- [Task instructions]:
Pictures are to be left out. Copy exactly the lines from the one containing "Write the Apache ECharts code for this chart." to the one containing "Serif, Times New", both ends kept.

- [Given data]:

•••••

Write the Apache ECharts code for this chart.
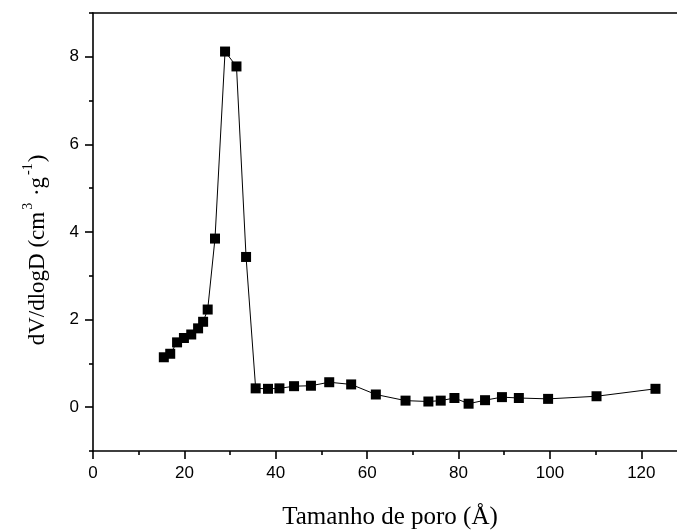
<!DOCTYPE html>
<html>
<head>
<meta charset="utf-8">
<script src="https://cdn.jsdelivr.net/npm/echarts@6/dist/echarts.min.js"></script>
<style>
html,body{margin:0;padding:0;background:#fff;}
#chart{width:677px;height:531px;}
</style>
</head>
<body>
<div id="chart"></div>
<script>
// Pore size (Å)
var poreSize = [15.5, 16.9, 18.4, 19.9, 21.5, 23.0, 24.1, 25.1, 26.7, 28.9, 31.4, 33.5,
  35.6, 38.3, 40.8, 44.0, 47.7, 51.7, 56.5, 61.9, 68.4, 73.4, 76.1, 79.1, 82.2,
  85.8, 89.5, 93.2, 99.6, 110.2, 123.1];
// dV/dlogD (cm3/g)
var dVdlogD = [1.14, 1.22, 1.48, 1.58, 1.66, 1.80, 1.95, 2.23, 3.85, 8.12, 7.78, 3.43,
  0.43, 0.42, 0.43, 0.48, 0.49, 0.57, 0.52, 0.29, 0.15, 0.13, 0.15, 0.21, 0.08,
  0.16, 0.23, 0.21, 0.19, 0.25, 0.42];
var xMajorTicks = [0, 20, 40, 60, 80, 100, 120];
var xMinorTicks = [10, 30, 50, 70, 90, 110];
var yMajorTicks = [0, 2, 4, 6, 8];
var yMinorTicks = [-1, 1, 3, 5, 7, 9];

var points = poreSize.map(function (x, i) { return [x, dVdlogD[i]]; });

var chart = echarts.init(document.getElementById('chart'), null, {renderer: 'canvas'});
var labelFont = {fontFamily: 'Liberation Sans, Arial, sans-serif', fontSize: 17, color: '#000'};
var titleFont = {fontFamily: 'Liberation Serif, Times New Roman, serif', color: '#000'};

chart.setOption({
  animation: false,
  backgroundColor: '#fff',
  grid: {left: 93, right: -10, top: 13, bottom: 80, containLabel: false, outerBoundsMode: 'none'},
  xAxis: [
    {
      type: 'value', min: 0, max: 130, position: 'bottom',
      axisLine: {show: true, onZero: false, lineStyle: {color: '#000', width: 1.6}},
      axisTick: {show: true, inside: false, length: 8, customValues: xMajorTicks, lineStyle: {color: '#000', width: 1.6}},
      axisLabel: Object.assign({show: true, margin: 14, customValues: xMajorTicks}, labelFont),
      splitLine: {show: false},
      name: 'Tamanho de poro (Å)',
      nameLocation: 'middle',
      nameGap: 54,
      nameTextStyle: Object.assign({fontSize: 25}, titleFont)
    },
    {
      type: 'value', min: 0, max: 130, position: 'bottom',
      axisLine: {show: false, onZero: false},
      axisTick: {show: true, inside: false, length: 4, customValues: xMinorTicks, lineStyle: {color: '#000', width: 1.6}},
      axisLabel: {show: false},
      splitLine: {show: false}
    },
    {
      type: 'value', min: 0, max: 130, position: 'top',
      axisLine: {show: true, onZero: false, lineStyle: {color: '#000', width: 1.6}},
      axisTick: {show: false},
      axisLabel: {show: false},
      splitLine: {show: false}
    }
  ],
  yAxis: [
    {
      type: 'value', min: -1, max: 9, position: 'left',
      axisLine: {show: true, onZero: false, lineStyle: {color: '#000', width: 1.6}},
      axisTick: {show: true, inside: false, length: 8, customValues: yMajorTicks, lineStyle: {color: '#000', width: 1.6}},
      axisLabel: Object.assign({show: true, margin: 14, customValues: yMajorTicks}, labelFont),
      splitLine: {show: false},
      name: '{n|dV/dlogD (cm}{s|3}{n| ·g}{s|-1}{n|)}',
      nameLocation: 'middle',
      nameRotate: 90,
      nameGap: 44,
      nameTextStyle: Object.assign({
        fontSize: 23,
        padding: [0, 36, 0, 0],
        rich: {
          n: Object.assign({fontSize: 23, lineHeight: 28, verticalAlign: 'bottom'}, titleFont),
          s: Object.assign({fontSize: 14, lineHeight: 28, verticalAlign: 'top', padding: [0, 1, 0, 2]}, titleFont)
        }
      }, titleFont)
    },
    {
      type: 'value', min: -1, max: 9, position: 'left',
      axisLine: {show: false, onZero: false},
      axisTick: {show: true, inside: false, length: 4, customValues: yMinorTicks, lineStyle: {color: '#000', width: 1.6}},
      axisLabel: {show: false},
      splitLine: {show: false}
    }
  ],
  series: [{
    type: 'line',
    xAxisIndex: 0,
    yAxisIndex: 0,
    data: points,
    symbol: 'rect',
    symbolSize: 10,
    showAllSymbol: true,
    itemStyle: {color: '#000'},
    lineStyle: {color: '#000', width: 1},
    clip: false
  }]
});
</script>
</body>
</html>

•••••

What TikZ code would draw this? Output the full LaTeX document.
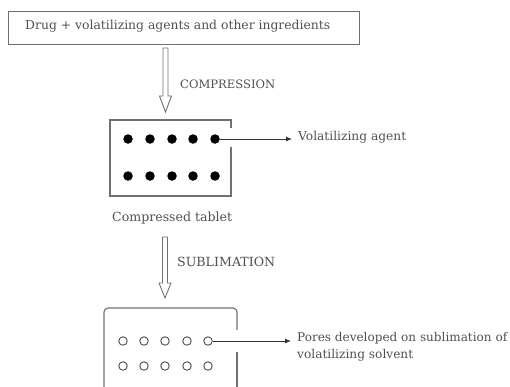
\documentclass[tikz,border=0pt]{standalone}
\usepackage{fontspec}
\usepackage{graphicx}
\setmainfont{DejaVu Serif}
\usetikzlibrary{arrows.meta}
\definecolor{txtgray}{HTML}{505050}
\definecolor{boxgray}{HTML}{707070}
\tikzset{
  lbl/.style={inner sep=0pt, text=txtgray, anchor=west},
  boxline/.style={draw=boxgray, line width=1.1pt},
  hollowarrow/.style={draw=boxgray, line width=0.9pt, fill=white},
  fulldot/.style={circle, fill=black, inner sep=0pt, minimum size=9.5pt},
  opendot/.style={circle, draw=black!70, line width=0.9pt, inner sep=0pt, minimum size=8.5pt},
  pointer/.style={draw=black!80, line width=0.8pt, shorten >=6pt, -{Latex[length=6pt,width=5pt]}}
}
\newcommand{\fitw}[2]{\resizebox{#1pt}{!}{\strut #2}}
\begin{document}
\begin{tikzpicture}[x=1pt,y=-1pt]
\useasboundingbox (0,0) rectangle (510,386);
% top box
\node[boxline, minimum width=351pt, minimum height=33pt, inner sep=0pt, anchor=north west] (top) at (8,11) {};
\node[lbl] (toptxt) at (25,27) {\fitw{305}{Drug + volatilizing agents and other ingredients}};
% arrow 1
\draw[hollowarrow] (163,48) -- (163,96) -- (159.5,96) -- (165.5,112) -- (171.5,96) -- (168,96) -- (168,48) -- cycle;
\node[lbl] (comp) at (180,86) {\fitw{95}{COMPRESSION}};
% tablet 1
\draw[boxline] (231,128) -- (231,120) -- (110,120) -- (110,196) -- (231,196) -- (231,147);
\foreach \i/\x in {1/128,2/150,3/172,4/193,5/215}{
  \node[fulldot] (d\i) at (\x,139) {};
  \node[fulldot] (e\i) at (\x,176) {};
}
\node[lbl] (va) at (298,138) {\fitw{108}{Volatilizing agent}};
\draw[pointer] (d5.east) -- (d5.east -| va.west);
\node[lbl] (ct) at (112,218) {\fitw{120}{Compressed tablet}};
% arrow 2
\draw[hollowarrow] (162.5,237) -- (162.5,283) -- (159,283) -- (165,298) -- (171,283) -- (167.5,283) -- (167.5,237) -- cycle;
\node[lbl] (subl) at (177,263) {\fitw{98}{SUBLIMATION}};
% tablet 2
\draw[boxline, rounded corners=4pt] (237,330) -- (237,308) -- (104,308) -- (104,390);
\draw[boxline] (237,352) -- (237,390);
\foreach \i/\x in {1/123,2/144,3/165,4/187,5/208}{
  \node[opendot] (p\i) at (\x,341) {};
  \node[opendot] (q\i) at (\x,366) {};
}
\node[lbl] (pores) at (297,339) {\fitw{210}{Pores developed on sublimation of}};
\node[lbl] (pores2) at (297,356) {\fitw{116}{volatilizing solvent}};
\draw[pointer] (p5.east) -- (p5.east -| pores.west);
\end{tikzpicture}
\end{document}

•••••

- [Response below]:
Write the Apache ECharts code for this chart.
<!DOCTYPE html>
<html>
<head>
<meta charset="utf-8">
<script src="https://cdn.jsdelivr.net/npm/echarts@6/dist/echarts.min.js"></script>
<style>
html,body{margin:0;padding:0;background:#fff;}
#chart{width:677px;height:531px;}
</style>
</head>
<body>
<div id="chart"></div>
<script>
// Pore size (Å)
var poreSize = [15.5, 16.9, 18.4, 19.9, 21.5, 23.0, 24.1, 25.1, 26.7, 28.9, 31.4, 33.5,
  35.6, 38.3, 40.8, 44.0, 47.7, 51.7, 56.5, 61.9, 68.4, 73.4, 76.1, 79.1, 82.2,
  85.8, 89.5, 93.2, 99.6, 110.2, 123.1];
// dV/dlogD (cm3/g)
var dVdlogD = [1.14, 1.22, 1.48, 1.58, 1.66, 1.80, 1.95, 2.23, 3.85, 8.12, 7.78, 3.43,
  0.43, 0.42, 0.43, 0.48, 0.49, 0.57, 0.52, 0.29, 0.15, 0.13, 0.15, 0.21, 0.08,
  0.16, 0.23, 0.21, 0.19, 0.25, 0.42];
var xMajorTicks = [0, 20, 40, 60, 80, 100, 120];
var xMinorTicks = [10, 30, 50, 70, 90, 110];
var yMajorTicks = [0, 2, 4, 6, 8];
var yMinorTicks = [-1, 1, 3, 5, 7, 9];

var points = poreSize.map(function (x, i) { return [x, dVdlogD[i]]; });

var chart = echarts.init(document.getElementById('chart'), null, {renderer: 'canvas'});
var labelFont = {fontFamily: 'Liberation Sans, Arial, sans-serif', fontSize: 17, color: '#000'};
var titleFont = {fontFamily: 'Liberation Serif, Times New Roman, serif', color: '#000'};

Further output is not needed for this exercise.